A Milano 53 scuole in ostaggio dei bulli

Nel 2000, anno in cui cominciò la sperimentazione del progetto, erano 6. A distanza di nove anni sono aumentate, diventando 53. Ogni anno se ne aggiungono da due a quattro. Le scuole a rischio, o meglio collocate in aree a rischio, da macchia di leopardo che erano si sono trasformate in una colonia stabile che comprende ormai tutto l’anello periferico di Milano. Quest’anno nel cahier des doléances sono state aggiunte le scuole di Corsico e di Cesano Boscone. A inserire ogni anno gli istituti nella lista nera è un tavolo formato da prefettura, Comune, organi di polizia, tribunale dei minori e ufficio regionale scolastico. Da qui partono «gli inviti» ai dirigenti scolastici affinché presentino progetti «volti alla prevenzione del disagio giovanile» o «al recupero della dispersione scolastica»: ogni realtà territoriale ha il suo problema. Ma forse lo scoglio maggiore è che dal 2000 non ci sono mai state cancellazioni, ma solo aggiunte. Perché? «Perché la realtà in cui si trovano le scuole è sempre più complessa», spiega Aldo Genchi, responsabile dell’Ufficio regionale delle Politiche per l’integrazione. E a fronte del fatto che «non c’è una definizione universalmente riconosciuta» per precisare l’area a rischio è evidente che i criteri, dice Genchi, «sono quelli del disagio sociale, del tasso di delinquenza minorile, della vicinanza con campi nomadi o forti insediamenti di immigrati».

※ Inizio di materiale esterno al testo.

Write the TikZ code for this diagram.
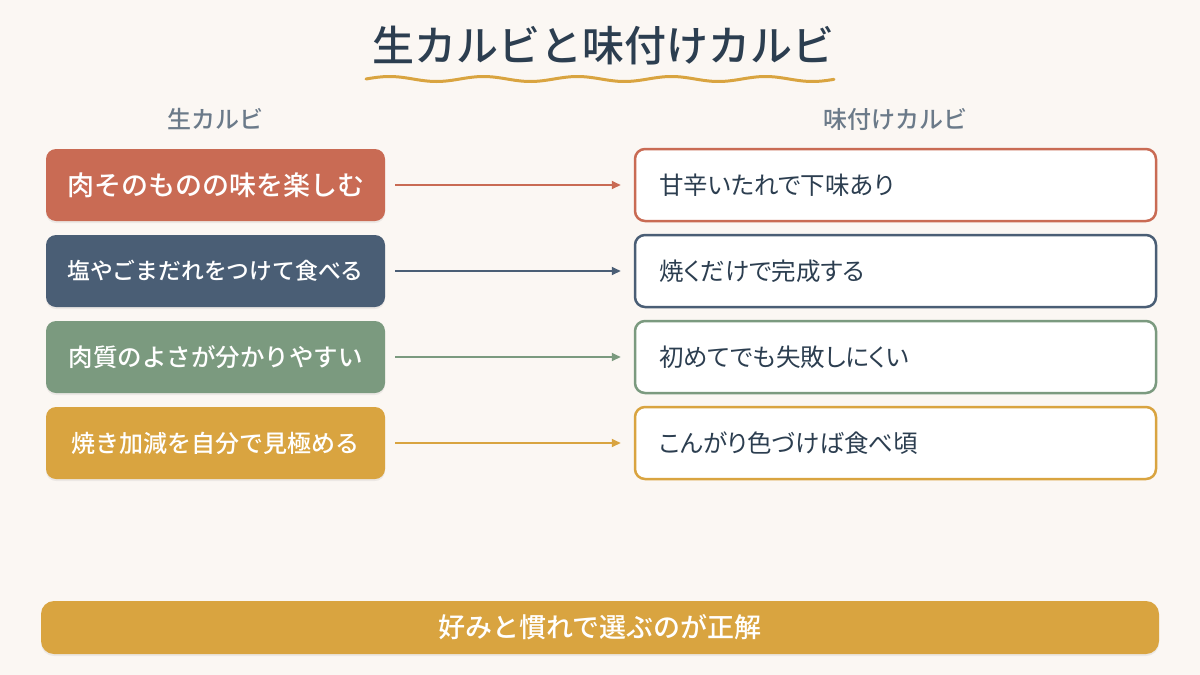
\documentclass[tikz,border=0pt]{standalone}
\usepackage{fontspec}
\setmainfont{Noto Sans CJK JP}
\newfontfamily\cjkmed{Noto Sans CJK JP Medium}
\newfontfamily\cjkprop[RawFeature=+palt]{Noto Sans CJK JP}
\usepackage{xcolor}
\usetikzlibrary{positioning,arrows.meta,shadows}

\definecolor{bgcream}{HTML}{FBF7F3}
\definecolor{titleink}{HTML}{2C3E50}
\definecolor{headink}{HTML}{6B7A89}
\definecolor{rouge}{HTML}{C96B54}
\definecolor{navy}{HTML}{4A5E75}
\definecolor{sage}{HTML}{7B9A7F}
\definecolor{gold}{HTML}{D9A440}

\begin{document}
\begin{tikzpicture}[
	x=1pt, y=1pt,
	every node/.style={inner sep=0pt},
	rawbox/.style={rounded corners=10pt, minimum width=339pt, minimum height=72pt, text=white,
		font=\fontsize{24.5}{30}\cjkmed,
		drop shadow={opacity=0.12, shadow xshift=0pt, shadow yshift=-2pt}},
	tastebox/.style={draw, line width=2.5pt, fill=white, rounded corners=10pt,
		minimum width=521pt, minimum height=72pt, text width=473pt, inner xsep=24pt,
		align=left, text=titleink, font=\fontsize{24.5}{28}\cjkprop},
	head/.style={text=headink, font=\fontsize{24}{28}\cjkmed},
	arrow/.style={-{Triangle[length=9pt, width=8pt]}, line width=2pt}
	]
	
	% background
	\fill[bgcream] (0,0) rectangle (1200,-675);
	
	% title
	\node[text=titleink, font=\fontsize{42}{48}\cjkmed] (title) at (603,-46) {生カルビと味付けカルビ};
	\draw[gold, line width=3pt, line cap=round, domain=0:468, samples=120, smooth]
		plot ({366+\x}, {-79+2.5*sin(\x/94*360)});
	
	% column heads
	\node[head] (hraw) at (215,-119) {生カルビ};
	\node[head] (htaste) at (895,-119) {味付けカルビ};
	
	% left: raw
	\node[rawbox, fill=rouge, font=\fontsize{27}{30}\cjkmed] (L1) at (215.5,-185) {肉そのものの味を楽しむ};
	\node[rawbox, fill=navy, font=\fontsize{22.8}{28}\cjkmed] (L2) at (215.5,-271) {塩やごまだれをつけて食べる};
	\node[rawbox, fill=sage] (L3) at (215.5,-357) {肉質のよさが分かりやすい};
	\node[rawbox, fill=gold, font=\fontsize{24}{28}\cjkmed] (L4) at (215.5,-443) {焼き加減を自分で見極める};
	
	% right: seasoned
	\node[tastebox, draw=rouge] (R1) at (895.5,-185) {甘辛いたれで下味あり};
	\node[tastebox, draw=navy] (R2) at (895.5,-271) {焼くだけで完成する};
	\node[tastebox, draw=sage] (R3) at (895.5,-357) {初めてでも失敗しにくい};
	\node[tastebox, draw=gold] (R4) at (895.5,-443) {こんがり色づけば食べ頃};
	
	\draw[arrow, rouge] ([xshift=10pt]L1.east) -- ([xshift=-13pt]R1.west);
	\draw[arrow, navy] ([xshift=10pt]L2.east) -- ([xshift=-13pt]R2.west);
	\draw[arrow, sage] ([xshift=10pt]L3.east) -- ([xshift=-13pt]R3.west);
	\draw[arrow, gold] ([xshift=10pt]L4.east) -- ([xshift=-13pt]R4.west);
	
	% conclusion
	\node[fill=gold, rounded corners=13pt, minimum width=1118pt, minimum height=53pt,
		text=white, font=\fontsize{27}{30}\cjkmed,
		drop shadow={opacity=0.12, shadow xshift=0pt, shadow yshift=-2pt}] (verdict) at (600,-627.5) {好みと慣れで選ぶのが正解};
	
\end{tikzpicture}
\end{document}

Quest’anno su tutta la Lombardia a parte 3 istituti a rischio individuati a Brescia e 4 a Como, per gli altri si parla di 53 istituti che si trovano tutti a Milano e provincia, 20 quelli cittadini.
Più precisamente si tratta di 15 istituti comprensivi (scuola dell’Infanzia, primaria e istituti secondari di primo grado) e 5 scuole superiori. Il fondo stanziato per «incentivare» progetti e attività quest’anno è di 623mila euro che per ogni scuola si traduce in un ben magro bottino, circa 5mila euro a testa. «Il problema dei fondi non è da poco - spiega Rita Garlaschelli, responsabile dell’ufficio Supporto all’autonomia delle scuole del Miur -. Purtroppo i soldi sono più o meno sempre quelli, ma le scuole aumentano». C’è la scuola Riccardo Massa dove è stato attivato il progetto «Acqua e sapone» per lavare i bambini rom, o l’istituto comprensivo di via Trilussa, zona Quarto Oggiaro, la scuola per intenderci dove un mese fa la madre di una studentessa ha picchiato la maestra per le insufficienze date alla figlia. «Spesso si tratta di istituti con utenze non molto facili, anche per gli insegnanti che spesso si ritrovano a dover gestire situazioni al limite della devianza», spiega Rita Garlaschelli. Tra le scuole in area a rischio anche la Fabio Filzi zona Ucelli di Nemi, Ponte Lambro per l’alto tasso di criminalità giovanile della zona. Anche una forte percentuale di dispersione scolastica è considerato fra i fattori determinanti nella classificazione di «scuola in area a rischio». È il caso dell’istituto professionale Oriani-Mazzini che con il 30 per cento di studenti iscritti e poi «persi» durante l’anno è la scuola che detiene il record in fatto di abbandoni scolastici. E ancora continue ripetenze o alunni segnalati al tribunale dei minori o seguiti dai servizi sociali: «In molti casi non c’è una scuola che si distingue per l’uno o l’altro di questi fattori, ma tutte li portano al loro interno - continua Rita Garlaschelli -. Non bisogna dimenticare che si tratta di scuole a ridosso di grandi assembramenti di case popolari o a forte concentrazione di immigrazione frequentate da un’utenza fragile per quanto riguarda i ragazzi e difficile per quanto riguarda le loro famiglie».


Per questo i progetti avviati riguardano collaborazioni con Asl, parrocchie, associazioni di volontariato: attività sui ragazzi e sulle loro difficoltà relazionali, perché come dice la dirigente dell’istituto Riccardo Massa «ogni alunno difficile che teniamo a scuola oggi sarà una adulto meno compromesso domani».